In the last 80 years, those roots have grown into a tangle of competing interests. The film lays out the forces arrayed against American children, including:
Federal policies: Budget cuts in the early 1980s, intended to force school lunch programs to operate more like a business, have meant that schools feel forced to offer the junk food they know kids will choose, in order to receive federal reimbursements based on the number of children eating lunches. Nationwide, school lunch programs now receive $2.77 per child, and only 90 cents of that actually buys food. (In contrast to $5 per meal at a senior center and $7 per meal at a free soup kitchen cited by one person in the film.)
Bad food: Much of the food schools receive through subsidized—and often mandatory—government channels is the lowest quality food, like “spent hen meat” from chickens too old to lay eggs any more, which has no commercial market except pet food.
Industry lobbyists: With the federal government subsidizing seven billion meals a year for students in 99,000 schools, every food industry group lobbies hard for its piece of the pie. For example, milk is required to be on school lunch lines, even though it is not an essential nutrient and children in cultures all over the world do just find without it. Schools are reimbursed for buying milk, meat and cheese —all foods with strong lobbying groups—but not for salad bars.
Costa prefers not to point fingers, but he won’t let anyone off the hook.
“Everyone is part of the problem. Nobody gets a free pass, nobody,” he insists. “Pointing fingers is not going to get us anywhere. I don’t want anyone to say ‘It’s that guy’s fault,’ and then walk away and say ‘Not my problem.’ No, it’s everyone’s fault. We allowed this to happen, and it’s wrong. These are kids that rely on us to take care of them. Type 2 diabetes is becoming normal now. Why are we giving them food that’s going to make them sick?”

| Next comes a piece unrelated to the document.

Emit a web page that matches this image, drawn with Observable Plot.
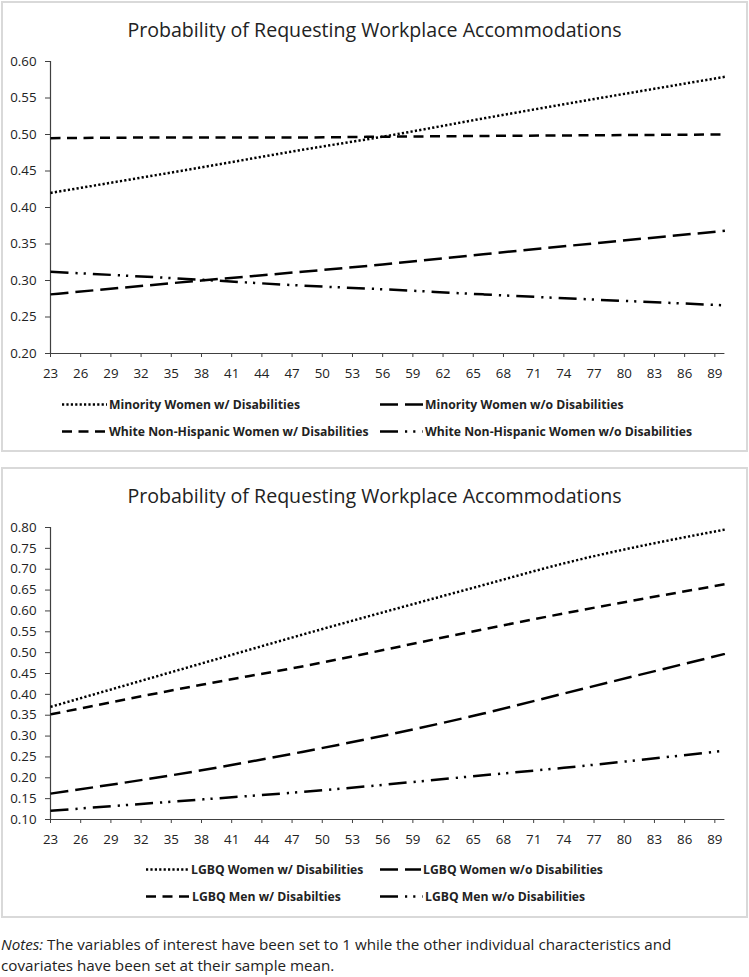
<!DOCTYPE html>
<html>
<head>
<meta charset="utf-8">
<script src="https://cdn.jsdelivr.net/npm/d3@7"></script>
<script src="https://cdn.jsdelivr.net/npm/@observablehq/plot@0.6"></script>
<style>
  html, body { margin: 0; padding: 0; background: #fff; }
  body { font-family: "Open Sans", "Noto Sans", sans-serif; color: #222; }
  #page { position: relative; width: 749px; height: 977px; overflow: hidden; }
  .box { position: absolute; left: 1px; width: 747px; height: 451px; border: 2px solid #d9d9d9; box-sizing: border-box; }
  .title { position: absolute; left: 0; width: 749px; text-align: center; font-size: 19.6px; line-height: 24px; color: #222; transform: translateY(-50%); white-space: nowrap; }
  .chart { position: absolute; left: 0; }
  .leg { position: absolute; display: flex; align-items: center; transform: translateY(-50%); white-space: nowrap; font-size: 12.2px; font-weight: 700; color: #222; }
  .leg svg { display: block; margin-right: 2px; }
  .notes { position: absolute; left: 1px; font-size: 15.2px; line-height: 21px; color: #222; white-space: nowrap; }
</style>
</head>
<body>
<div id="page"></div>
<script>
// ---------- data ----------
const xTicks = [23, 26, 29, 32, 35, 38, 41, 44, 47, 50, 53, 56, 59, 62, 65, 68, 71, 74, 77, 80, 83, 86, 89];
const yTicks1 = [0.20, 0.25, 0.30, 0.35, 0.40, 0.45, 0.50, 0.55, 0.60];
const yTicks2 = [0.10, 0.15, 0.20, 0.25, 0.30, 0.35, 0.40, 0.45, 0.50, 0.55, 0.60, 0.65, 0.70, 0.75, 0.80];

const title = "Probability of Requesting Workplace Accommodations";

// Panel 1 (age -> probability)
const ages1 = [23, 38, 48, 56, 66, 90];
const minorityWith    = [0.420, 0.455, 0.479, 0.497, 0.522, 0.579];
const minorityWithout = [0.281, 0.300, 0.312, 0.322, 0.336, 0.368];
const whiteWith       = [0.495, 0.496, 0.496, 0.497, 0.498, 0.500];
const whiteWithout    = [0.312, 0.301, 0.293, 0.288, 0.281, 0.266];
const names1 = ["Minority Women w/ Disabilities", "Minority Women w/o Disabilities",
                "White Non-Hispanic Women w/ Disabilities", "White Non-Hispanic Women w/o Disabilities"];

// Panel 2
const ages2 = [23, 38, 48, 66, 74, 90];
const lgbqWomenWith    = [0.370, 0.474, 0.543, 0.662, 0.714, 0.795];
const lgbqWomenWithout = [0.162, 0.218, 0.262, 0.354, 0.402, 0.497];
const lgbqMenWith      = [0.352, 0.423, 0.467, 0.556, 0.594, 0.664];
const lgbqMenWithout   = [0.121, 0.148, 0.166, 0.206, 0.224, 0.265];
const names2 = ["LGBQ Women w/ Disabilities", "LGBQ Women w/o Disabilities",
                "LGBQ Men w/ Disabilties", "LGBQ Men w/o Disabilities"];

// ---------- styles ----------
const dashes = {
  dotted: "2.2,2.2",
  longDash: "18,7",
  dash: "10,6.5",
  longDashDotDot: "18,7,2.2,6,2.2,7"
};
const styleOrder = ["dotted", "longDash", "dash", "longDashDotDot"];
const LW = 2.5;
const FONT = '"Open Sans", "Noto Sans", sans-serif';
const AXIS = "#404040";

const page = document.getElementById("page");

function makePanel(top, ages, seriesVals, names, yDomain, yTicks, legendPos) {
  const box = document.createElement("div");
  box.className = "box"; box.style.top = top + "px";
  page.appendChild(box);

  const t = document.createElement("div");
  t.className = "title"; t.textContent = title; t.style.top = (top + 29) + "px";
  page.appendChild(t);

  const marks = [];
  seriesVals.forEach((vals, i) => {
    const rows = ages.map((a, j) => ({age: a, value: vals[j]}));
    marks.push(Plot.line(rows, {x: "age", y: "value", stroke: "#000", strokeWidth: LW,
      strokeDasharray: dashes[styleOrder[i]], strokeLinecap: "butt", curve: "monotone-x"}));
  });

  const chart = Plot.plot({
    width: 749, height: 334,
    marginLeft: 50, marginRight: 24.6, marginTop: 14, marginBottom: 28,
    x: {domain: [23, 90]},
    y: {domain: yDomain},
    style: {fontFamily: FONT, fontSize: "13.3px", color: "#222", background: "transparent", overflow: "visible"},
    marks: [
      Plot.axisY({ticks: yTicks, tickFormat: d => d.toFixed(2), tickSize: 5, tickPadding: 9, label: null, stroke: AXIS, fill: "#222"}),
      Plot.axisX({ticks: xTicks, tickFormat: d => String(d), tickSize: 4, tickPadding: 11, label: null, stroke: AXIS, fill: "#222"}),
      Plot.ruleY([yDomain[0]], {stroke: AXIS, strokeWidth: 1.2}),
      Plot.ruleX([23], {y1: yDomain[0], y2: yDomain[1], stroke: AXIS, strokeWidth: 1.2}),
      ...marks
    ]
  });
  chart.classList.add("chart");
  chart.style.top = (top + 45.7) + "px";
  page.appendChild(chart);

  legendPos.forEach((p, i) => {
    const d = document.createElement("div");
    d.className = "leg";
    d.style.left = p[0] + "px";
    d.style.top = p[1] + "px";
    const svg = d3.create("svg").attr("width", p[2]).attr("height", 10);
    svg.append("line").attr("x1", 0).attr("x2", p[2]).attr("y1", 5).attr("y2", 5)
      .attr("stroke", "#000").attr("stroke-width", LW)
      .attr("stroke-dasharray", dashes[styleOrder[i]]);
    d.appendChild(svg.node());
    const s = document.createElement("span");
    s.textContent = names[i];
    d.appendChild(s);
    page.appendChild(d);
  });
}

makePanel(1, ages1, [minorityWith, minorityWithout, whiteWith, whiteWithout], names1,
  [0.2, 0.6], yTicks1,
  [[62, 404, 45], [380, 404, 43], [62, 431, 45], [380, 431, 43]]);

makePanel(467, ages2, [lgbqWomenWith, lgbqWomenWithout, lgbqMenWith, lgbqMenWithout], names2,
  [0.1, 0.8], yTicks2,
  [[146, 869, 43], [380, 869, 41], [146, 896, 44], [380, 896, 43]]);

const notes = document.createElement("div");
notes.className = "notes";
notes.style.top = "934px";
notes.innerHTML = "<i>Notes:</i> The variables of interest have been set to 1 while the other individual characteristics and<br>covariates have been set at their sample mean.";
page.appendChild(notes);
</script>
</body>
</html>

His film does show plenty of hopeful signs. “Rooftop gardens in schools are taking off everywhere,” he says. “Chefs around the country are coming into schools and saying ‘You need to feed 600-1000 kids, that’s tough work. We feed 500 a night. We can show you some things.’”
He says he sees many schools trying to change, “But there are also a lot of schools where they just don’t want things to change because if the parents aren’t complaining they think everything is fine.”
Even in a time of tight budgets, Costa wants change now.
“If we let this slip by, we’re going to have another generation of sick children. We can’t afford that. It’s a huge burden on health care, the military, everyone. And it can be fixed by getting people to eat healthy foods. We can easily put a stop to it, but we have to have the courage to do it.”